▸ SOURCE EXCERPT
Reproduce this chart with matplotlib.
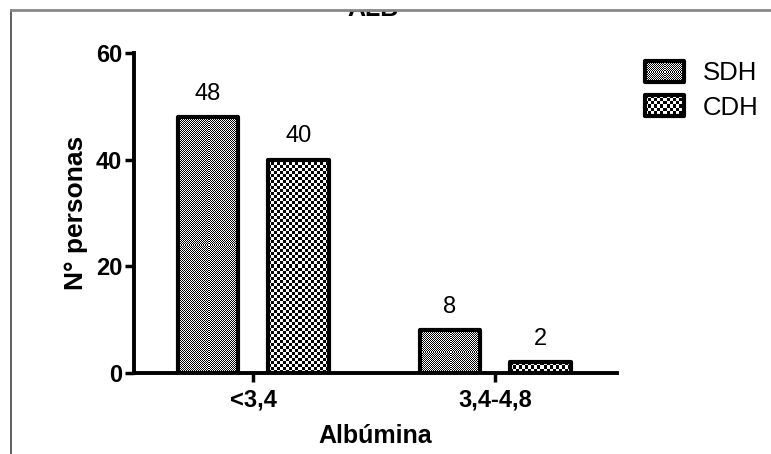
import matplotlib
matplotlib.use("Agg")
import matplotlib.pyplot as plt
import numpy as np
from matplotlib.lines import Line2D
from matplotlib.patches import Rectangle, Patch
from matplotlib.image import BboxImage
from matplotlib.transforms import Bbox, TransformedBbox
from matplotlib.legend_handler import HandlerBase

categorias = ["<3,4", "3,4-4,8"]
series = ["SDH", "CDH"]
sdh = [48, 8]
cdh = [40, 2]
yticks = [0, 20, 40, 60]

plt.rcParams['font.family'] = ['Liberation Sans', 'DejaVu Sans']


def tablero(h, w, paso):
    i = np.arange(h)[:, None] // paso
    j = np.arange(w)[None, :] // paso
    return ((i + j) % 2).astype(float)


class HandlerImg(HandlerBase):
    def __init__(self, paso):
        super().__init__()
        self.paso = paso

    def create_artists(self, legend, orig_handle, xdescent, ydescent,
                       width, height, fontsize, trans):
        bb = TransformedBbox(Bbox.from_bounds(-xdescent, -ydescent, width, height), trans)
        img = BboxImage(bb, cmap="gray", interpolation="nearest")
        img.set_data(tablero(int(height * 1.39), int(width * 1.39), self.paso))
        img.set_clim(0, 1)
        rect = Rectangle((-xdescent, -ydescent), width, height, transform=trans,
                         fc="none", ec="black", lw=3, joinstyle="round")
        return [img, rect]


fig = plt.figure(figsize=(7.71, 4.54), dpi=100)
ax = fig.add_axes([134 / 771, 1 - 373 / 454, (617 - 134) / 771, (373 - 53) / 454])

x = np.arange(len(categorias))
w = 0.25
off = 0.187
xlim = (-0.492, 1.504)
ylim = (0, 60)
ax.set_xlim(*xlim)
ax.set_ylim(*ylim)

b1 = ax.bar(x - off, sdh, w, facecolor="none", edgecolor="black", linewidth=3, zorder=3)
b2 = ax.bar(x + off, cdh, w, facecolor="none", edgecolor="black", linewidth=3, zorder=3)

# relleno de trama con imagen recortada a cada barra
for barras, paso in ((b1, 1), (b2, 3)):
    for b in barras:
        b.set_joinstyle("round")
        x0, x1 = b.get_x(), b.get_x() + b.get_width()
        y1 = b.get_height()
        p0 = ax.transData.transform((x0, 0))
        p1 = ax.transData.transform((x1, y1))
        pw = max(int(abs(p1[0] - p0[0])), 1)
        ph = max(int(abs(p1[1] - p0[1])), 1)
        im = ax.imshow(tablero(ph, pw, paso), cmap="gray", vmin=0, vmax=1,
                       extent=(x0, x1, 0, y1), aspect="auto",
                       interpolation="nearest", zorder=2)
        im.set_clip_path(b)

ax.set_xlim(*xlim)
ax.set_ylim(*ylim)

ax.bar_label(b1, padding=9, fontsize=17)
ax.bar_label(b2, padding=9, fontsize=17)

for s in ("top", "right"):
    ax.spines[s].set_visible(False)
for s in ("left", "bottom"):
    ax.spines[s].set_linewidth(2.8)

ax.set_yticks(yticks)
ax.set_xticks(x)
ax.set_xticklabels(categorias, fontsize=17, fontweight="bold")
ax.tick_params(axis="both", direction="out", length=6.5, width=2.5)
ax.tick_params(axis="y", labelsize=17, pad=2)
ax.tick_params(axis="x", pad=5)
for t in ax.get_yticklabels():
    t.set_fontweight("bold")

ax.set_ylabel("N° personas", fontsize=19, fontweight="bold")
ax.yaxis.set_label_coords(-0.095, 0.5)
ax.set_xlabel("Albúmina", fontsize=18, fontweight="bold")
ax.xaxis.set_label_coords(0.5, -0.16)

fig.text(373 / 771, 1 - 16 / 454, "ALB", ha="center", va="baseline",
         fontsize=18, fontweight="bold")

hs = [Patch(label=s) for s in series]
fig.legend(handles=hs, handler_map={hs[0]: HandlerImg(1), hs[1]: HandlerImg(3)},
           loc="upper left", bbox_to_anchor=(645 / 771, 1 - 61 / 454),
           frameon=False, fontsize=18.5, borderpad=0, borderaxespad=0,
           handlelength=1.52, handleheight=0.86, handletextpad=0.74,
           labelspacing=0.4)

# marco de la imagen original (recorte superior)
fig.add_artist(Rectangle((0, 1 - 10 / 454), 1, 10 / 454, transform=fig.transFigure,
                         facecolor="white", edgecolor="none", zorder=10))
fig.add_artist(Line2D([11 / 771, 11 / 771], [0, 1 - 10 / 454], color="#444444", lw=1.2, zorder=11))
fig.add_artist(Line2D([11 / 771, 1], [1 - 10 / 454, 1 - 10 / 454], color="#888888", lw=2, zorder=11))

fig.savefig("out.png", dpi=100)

▸ WHAT YOU HAVE TO DO
Repeat the data exactly, dropping every picture it holds.

▸ WORKED SOLUTION
Reproduce this chart with matplotlib.
import matplotlib
matplotlib.use("Agg")
import matplotlib.pyplot as plt
import numpy as np
from matplotlib.lines import Line2D
from matplotlib.patches import Rectangle, Patch
from matplotlib.image import BboxImage
from matplotlib.transforms import Bbox, TransformedBbox
from matplotlib.legend_handler import HandlerBase

categorias = ["<3,4", "3,4-4,8"]
series = ["SDH", "CDH"]
sdh = [48, 8]
cdh = [40, 2]
yticks = [0, 20, 40, 60]

plt.rcParams['font.family'] = ['Liberation Sans', 'DejaVu Sans']


def tablero(h, w, paso):
    i = np.arange(h)[:, None] // paso
    j = np.arange(w)[None, :] // paso
    return ((i + j) % 2).astype(float)


class HandlerImg(HandlerBase):
    def __init__(self, paso):
        super().__init__()
        self.paso = paso

    def create_artists(self, legend, orig_handle, xdescent, ydescent,
                       width, height, fontsize, trans):
        bb = TransformedBbox(Bbox.from_bounds(-xdescent, -ydescent, width, height), trans)
        img = BboxImage(bb, cmap="gray", interpolation="nearest")
        img.set_data(tablero(int(height * 1.39), int(width * 1.39), self.paso))
        img.set_clim(0, 1)
        rect = Rectangle((-xdescent, -ydescent), width, height, transform=trans,
                         fc="none", ec="black", lw=3, joinstyle="round")
        return [img, rect]


fig = plt.figure(figsize=(7.71, 4.54), dpi=100)
ax = fig.add_axes([134 / 771, 1 - 373 / 454, (617 - 134) / 771, (373 - 53) / 454])

x = np.arange(len(categorias))
w = 0.25
off = 0.187
xlim = (-0.492, 1.504)
ylim = (0, 60)
ax.set_xlim(*xlim)
ax.set_ylim(*ylim)

b1 = ax.bar(x - off, sdh, w, facecolor="none", edgecolor="black", linewidth=3, zorder=3)
b2 = ax.bar(x + off, cdh, w, facecolor="none", edgecolor="black", linewidth=3, zorder=3)

# relleno de trama con imagen recortada a cada barra
for barras, paso in ((b1, 1), (b2, 3)):
    for b in barras:
        b.set_joinstyle("round")
        x0, x1 = b.get_x(), b.get_x() + b.get_width()
        y1 = b.get_height()
        p0 = ax.transData.transform((x0, 0))
        p1 = ax.transData.transform((x1, y1))
        pw = max(int(abs(p1[0] - p0[0])), 1)
        ph = max(int(abs(p1[1] - p0[1])), 1)
        im = ax.imshow(tablero(ph, pw, paso), cmap="gray", vmin=0, vmax=1,
                       extent=(x0, x1, 0, y1), aspect="auto",
                       interpolation="nearest", zorder=2)
        im.set_clip_path(b)

ax.set_xlim(*xlim)
ax.set_ylim(*ylim)

ax.bar_label(b1, padding=9, fontsize=17)
ax.bar_label(b2, padding=9, fontsize=17)

for s in ("top", "right"):
    ax.spines[s].set_visible(False)
for s in ("left", "bottom"):
    ax.spines[s].set_linewidth(2.8)

ax.set_yticks(yticks)
ax.set_xticks(x)
ax.set_xticklabels(categorias, fontsize=17, fontweight="bold")
ax.tick_params(axis="both", direction="out", length=6.5, width=2.5)
ax.tick_params(axis="y", labelsize=17, pad=2)
ax.tick_params(axis="x", pad=5)
for t in ax.get_yticklabels():
    t.set_fontweight("bold")

ax.set_ylabel("N° personas", fontsize=19, fontweight="bold")
ax.yaxis.set_label_coords(-0.095, 0.5)
ax.set_xlabel("Albúmina", fontsize=18, fontweight="bold")
ax.xaxis.set_label_coords(0.5, -0.16)

fig.text(373 / 771, 1 - 16 / 454, "ALB", ha="center", va="baseline",
         fontsize=18, fontweight="bold")

hs = [Patch(label=s) for s in series]
fig.legend(handles=hs, handler_map={hs[0]: HandlerImg(1), hs[1]: HandlerImg(3)},
           loc="upper left", bbox_to_anchor=(645 / 771, 1 - 61 / 454),
           frameon=False, fontsize=18.5, borderpad=0, borderaxespad=0,
           handlelength=1.52, handleheight=0.86, handletextpad=0.74,
           labelspacing=0.4)

# marco de la imagen original (recorte superior)
fig.add_artist(Rectangle((0, 1 - 10 / 454), 1, 10 / 454, transform=fig.transFigure,
                         facecolor="white", edgecolor="none", zorder=10))
fig.add_artist(Line2D([11 / 771, 11 / 771], [0, 1 - 10 / 454], color="#444444", lw=1.2, zorder=11))
fig.add_artist(Line2D([11 / 771, 1], [1 - 10 / 454, 1 - 10 / 454], color="#888888", lw=2, zorder=11))

fig.savefig("out.png", dpi=100)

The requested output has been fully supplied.